*Directive*
Begin with the first line of the material and copy each line word for word through the line that contains "155, 175, 193]"; the pictures are left out.

═══ Data block

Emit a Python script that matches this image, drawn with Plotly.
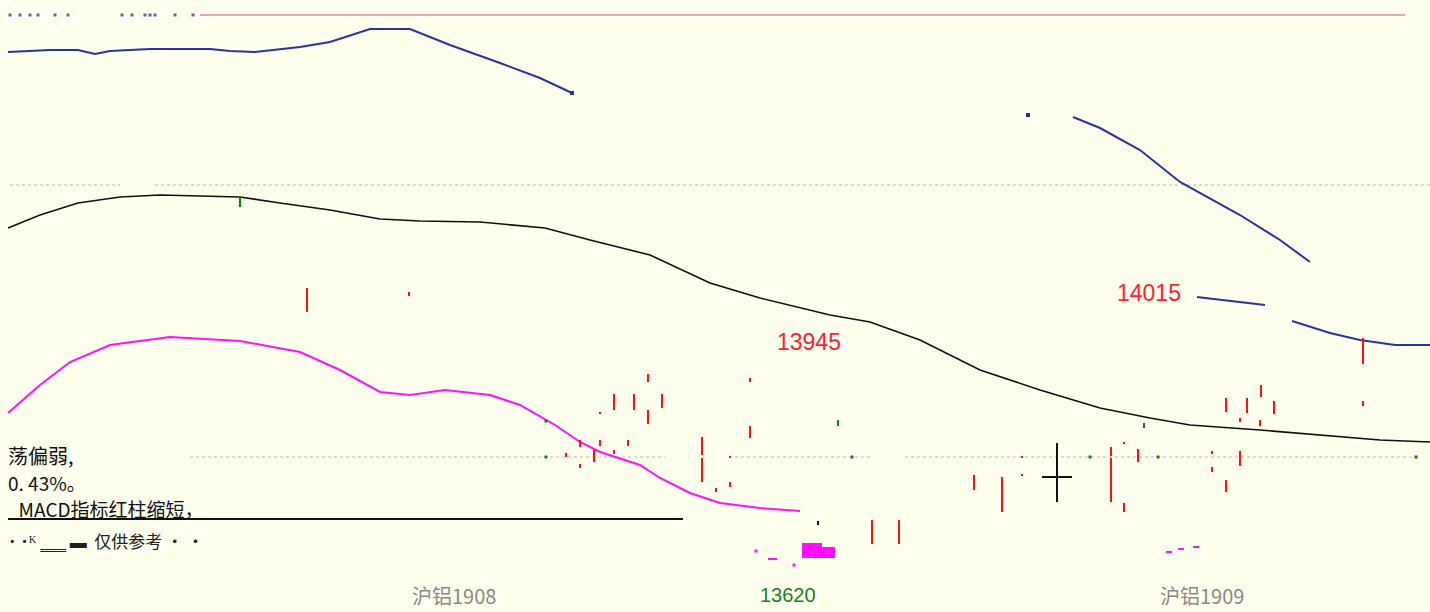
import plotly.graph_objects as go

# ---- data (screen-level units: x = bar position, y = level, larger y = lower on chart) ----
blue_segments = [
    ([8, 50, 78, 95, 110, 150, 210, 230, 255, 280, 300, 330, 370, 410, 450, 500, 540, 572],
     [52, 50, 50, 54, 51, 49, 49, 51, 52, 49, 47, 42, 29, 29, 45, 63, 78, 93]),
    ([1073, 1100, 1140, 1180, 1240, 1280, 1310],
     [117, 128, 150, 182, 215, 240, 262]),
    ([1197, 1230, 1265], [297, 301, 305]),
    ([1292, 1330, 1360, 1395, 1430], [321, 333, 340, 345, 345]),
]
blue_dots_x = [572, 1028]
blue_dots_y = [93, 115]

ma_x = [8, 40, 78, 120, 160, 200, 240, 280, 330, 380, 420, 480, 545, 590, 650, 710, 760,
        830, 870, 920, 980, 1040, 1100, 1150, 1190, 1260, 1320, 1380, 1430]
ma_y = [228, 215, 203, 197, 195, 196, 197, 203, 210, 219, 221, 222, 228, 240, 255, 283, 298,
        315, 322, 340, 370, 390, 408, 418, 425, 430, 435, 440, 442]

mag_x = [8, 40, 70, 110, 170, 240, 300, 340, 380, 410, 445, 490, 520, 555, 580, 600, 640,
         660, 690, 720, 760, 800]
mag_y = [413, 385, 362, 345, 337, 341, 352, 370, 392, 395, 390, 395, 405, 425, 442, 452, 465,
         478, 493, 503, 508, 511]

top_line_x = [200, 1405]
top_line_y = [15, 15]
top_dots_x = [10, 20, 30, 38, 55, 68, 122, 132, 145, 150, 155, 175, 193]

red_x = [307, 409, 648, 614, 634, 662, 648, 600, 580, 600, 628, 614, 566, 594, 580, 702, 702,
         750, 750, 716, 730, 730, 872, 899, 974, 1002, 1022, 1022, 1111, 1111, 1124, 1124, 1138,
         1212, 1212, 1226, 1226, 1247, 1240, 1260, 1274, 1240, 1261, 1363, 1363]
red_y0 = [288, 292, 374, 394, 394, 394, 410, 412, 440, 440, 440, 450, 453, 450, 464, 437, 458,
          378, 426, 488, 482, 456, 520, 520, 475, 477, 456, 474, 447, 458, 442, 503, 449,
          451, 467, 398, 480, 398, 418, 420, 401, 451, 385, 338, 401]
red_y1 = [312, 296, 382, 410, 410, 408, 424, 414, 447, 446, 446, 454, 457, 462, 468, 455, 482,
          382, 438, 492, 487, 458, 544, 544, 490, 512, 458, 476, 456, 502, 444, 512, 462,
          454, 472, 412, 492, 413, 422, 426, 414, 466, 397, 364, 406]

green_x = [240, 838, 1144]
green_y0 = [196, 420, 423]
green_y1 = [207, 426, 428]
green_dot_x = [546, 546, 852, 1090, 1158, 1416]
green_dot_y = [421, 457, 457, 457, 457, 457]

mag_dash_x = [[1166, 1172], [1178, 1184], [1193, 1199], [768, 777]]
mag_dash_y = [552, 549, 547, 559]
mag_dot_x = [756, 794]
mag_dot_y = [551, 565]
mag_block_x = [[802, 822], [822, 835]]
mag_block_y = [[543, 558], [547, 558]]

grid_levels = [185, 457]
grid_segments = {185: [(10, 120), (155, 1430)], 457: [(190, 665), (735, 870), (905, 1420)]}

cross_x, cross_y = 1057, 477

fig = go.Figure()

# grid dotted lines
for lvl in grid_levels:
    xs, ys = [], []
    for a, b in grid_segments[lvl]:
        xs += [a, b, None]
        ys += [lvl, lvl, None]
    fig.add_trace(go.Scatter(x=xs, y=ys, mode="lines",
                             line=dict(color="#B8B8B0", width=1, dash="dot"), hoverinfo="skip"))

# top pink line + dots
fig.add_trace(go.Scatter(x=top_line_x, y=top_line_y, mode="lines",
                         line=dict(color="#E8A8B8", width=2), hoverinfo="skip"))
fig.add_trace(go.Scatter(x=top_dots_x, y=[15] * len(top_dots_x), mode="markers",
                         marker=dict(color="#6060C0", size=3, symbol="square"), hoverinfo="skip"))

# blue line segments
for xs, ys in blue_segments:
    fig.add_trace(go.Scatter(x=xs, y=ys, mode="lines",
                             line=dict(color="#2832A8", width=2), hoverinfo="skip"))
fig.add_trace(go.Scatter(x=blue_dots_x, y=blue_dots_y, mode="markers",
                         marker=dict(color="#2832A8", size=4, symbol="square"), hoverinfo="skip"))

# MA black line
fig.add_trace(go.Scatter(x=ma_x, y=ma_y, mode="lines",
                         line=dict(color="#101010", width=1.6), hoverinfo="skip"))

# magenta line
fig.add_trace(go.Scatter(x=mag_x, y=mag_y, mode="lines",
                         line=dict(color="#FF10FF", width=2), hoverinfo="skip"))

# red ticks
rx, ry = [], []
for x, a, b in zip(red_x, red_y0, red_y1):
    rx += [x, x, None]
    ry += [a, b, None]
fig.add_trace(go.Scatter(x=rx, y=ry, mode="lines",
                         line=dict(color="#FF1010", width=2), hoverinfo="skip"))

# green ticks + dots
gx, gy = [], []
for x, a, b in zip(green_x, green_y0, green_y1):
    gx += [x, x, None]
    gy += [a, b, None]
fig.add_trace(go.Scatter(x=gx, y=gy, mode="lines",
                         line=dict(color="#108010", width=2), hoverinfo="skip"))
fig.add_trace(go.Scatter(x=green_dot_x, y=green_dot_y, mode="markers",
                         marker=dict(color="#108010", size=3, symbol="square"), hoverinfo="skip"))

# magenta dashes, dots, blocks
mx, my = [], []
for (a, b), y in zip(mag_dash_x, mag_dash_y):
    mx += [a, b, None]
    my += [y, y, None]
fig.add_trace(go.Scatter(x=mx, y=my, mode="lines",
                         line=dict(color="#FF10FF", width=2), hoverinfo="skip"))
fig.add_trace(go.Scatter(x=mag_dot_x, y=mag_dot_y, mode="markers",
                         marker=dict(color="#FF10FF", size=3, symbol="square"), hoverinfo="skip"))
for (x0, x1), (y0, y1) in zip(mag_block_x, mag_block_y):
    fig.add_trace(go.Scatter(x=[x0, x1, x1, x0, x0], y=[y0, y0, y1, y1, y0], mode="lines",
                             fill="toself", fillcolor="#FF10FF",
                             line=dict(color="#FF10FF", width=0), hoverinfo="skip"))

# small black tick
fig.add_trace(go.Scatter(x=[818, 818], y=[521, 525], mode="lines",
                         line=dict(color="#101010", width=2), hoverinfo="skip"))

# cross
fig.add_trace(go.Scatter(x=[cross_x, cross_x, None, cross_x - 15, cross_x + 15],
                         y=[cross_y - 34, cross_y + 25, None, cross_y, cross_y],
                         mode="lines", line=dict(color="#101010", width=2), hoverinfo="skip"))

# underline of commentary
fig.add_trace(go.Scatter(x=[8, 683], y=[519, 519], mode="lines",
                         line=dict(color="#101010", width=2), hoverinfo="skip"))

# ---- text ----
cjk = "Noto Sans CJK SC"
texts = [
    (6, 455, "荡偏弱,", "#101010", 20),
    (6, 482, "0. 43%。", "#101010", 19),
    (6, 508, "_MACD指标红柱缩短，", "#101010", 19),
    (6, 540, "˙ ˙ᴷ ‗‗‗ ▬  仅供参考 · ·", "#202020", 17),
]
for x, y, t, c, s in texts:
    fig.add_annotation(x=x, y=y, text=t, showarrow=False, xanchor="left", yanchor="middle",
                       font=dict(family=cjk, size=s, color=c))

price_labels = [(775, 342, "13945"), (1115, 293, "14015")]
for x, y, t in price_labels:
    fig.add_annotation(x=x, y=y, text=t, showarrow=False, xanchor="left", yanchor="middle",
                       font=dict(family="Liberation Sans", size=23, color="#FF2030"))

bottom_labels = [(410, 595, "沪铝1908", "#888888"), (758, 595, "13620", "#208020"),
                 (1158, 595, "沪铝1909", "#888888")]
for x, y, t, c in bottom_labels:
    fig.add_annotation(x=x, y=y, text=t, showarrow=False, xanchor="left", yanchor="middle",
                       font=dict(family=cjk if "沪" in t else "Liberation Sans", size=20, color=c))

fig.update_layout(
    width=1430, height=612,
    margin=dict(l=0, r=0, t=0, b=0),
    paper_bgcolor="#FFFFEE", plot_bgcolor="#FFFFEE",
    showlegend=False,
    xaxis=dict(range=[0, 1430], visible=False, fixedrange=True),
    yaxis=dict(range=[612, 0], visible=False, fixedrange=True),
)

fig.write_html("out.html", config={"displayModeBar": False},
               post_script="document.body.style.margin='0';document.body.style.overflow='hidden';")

══════

*Correct result*
Emit a Python script that matches this image, drawn with Plotly.
import plotly.graph_objects as go

# ---- data (screen-level units: x = bar position, y = level, larger y = lower on chart) ----
blue_segments = [
    ([8, 50, 78, 95, 110, 150, 210, 230, 255, 280, 300, 330, 370, 410, 450, 500, 540, 572],
     [52, 50, 50, 54, 51, 49, 49, 51, 52, 49, 47, 42, 29, 29, 45, 63, 78, 93]),
    ([1073, 1100, 1140, 1180, 1240, 1280, 1310],
     [117, 128, 150, 182, 215, 240, 262]),
    ([1197, 1230, 1265], [297, 301, 305]),
    ([1292, 1330, 1360, 1395, 1430], [321, 333, 340, 345, 345]),
]
blue_dots_x = [572, 1028]
blue_dots_y = [93, 115]

ma_x = [8, 40, 78, 120, 160, 200, 240, 280, 330, 380, 420, 480, 545, 590, 650, 710, 760,
        830, 870, 920, 980, 1040, 1100, 1150, 1190, 1260, 1320, 1380, 1430]
ma_y = [228, 215, 203, 197, 195, 196, 197, 203, 210, 219, 221, 222, 228, 240, 255, 283, 298,
        315, 322, 340, 370, 390, 408, 418, 425, 430, 435, 440, 442]

mag_x = [8, 40, 70, 110, 170, 240, 300, 340, 380, 410, 445, 490, 520, 555, 580, 600, 640,
         660, 690, 720, 760, 800]
mag_y = [413, 385, 362, 345, 337, 341, 352, 370, 392, 395, 390, 395, 405, 425, 442, 452, 465,
         478, 493, 503, 508, 511]

top_line_x = [200, 1405]
top_line_y = [15, 15]
top_dots_x = [10, 20, 30, 38, 55, 68, 122, 132, 145, 150, 155, 175, 193]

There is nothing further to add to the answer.